# Canadian documentaries



## thewatchmaker (7 Oct 2009)

Hi again everyone - I first dropped by a few weeks ago to ask about fictional and dramatized non-fiction films that are about or include members of the Canadian military. For a whole variety of reasons, I've decided to alter my methodology a bit and expand my range to include documentaries and reality TV.

Again, I'm looking at the 90s and 00s and the list below is what I've compiled. I realize that the category of documentary is rather large - that it can include any number of NFB or independent projects or CBC short-docs. For that reason, I'd appreciate it if anyone who wants to add to the list could let me know where it comes from and what sort of distribution it's gotten. (For obvious reasons, I think, I'm more interested in the sorts of productions that have aired multiple times or have made a larger cultural impact than I am in films that have gone virtually unseen. I would, however, also be interested to know what the folks on this site think are particularly good or bad docs.) I'm also especially interested in docs that were not released in the past 5 years - it's very easy to find tonnes of recent docs, but comparatively hard to locate info (much less locate the films themselves) if I look any further into the past.

And thanks a bunch in advance if anyone can help.

Peacekeeper at War: A Personal View of the Gulf War (1994 - NFB)
A Soldier’s Peace (1995 - CBC)
The Price of Duty (1995 - NFB)
Canada: A People’s History (2000-1 – CBC/SRC)
Truth, Duty, Valour (2004-8 – Outdoor Life Network)
Shake Hands With the Devil (2004 – CBC/SRC/Documentary Channel)
Shooters (2005)
Crash Landing (2005 – CBC)
Indian Summer: The Oka Crisis (2006 – CBC)
Turning Points of History: The Battle of Medak Pocket (2007 - History)
Bravo Company: Kandahar (2007 – History)
At War (2008)
Basic Up (2008)
Basic Up: Reloaded (2009)
Battle For A Continent (2009 - CBC)
Myths for Profit (2009)
Combat School (2009 – Discovery)


----------



## PMedMoe (7 Oct 2009)

So you felt the need to start another thread?  Why not just tack this onto the original?   ???

Just asking......


----------



## thewatchmaker (8 Oct 2009)

That's a fair question.

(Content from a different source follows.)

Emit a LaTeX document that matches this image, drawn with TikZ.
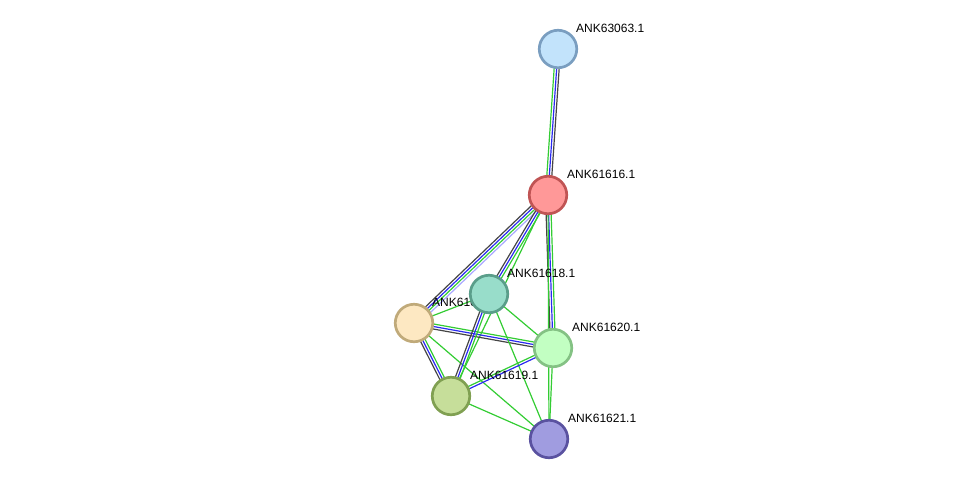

I didn't think that it seemed appropriate to post it in response to the fictional/dramatic film topic - I specifically said that I didn't want docs in the previous thread, whereas that's all I want in this one. And I figured that people may ignore a new post to the old thread if they felt they had already contributed all that they could to that particular discussion.

But if a moderator feels it's appropriate to move it...


----------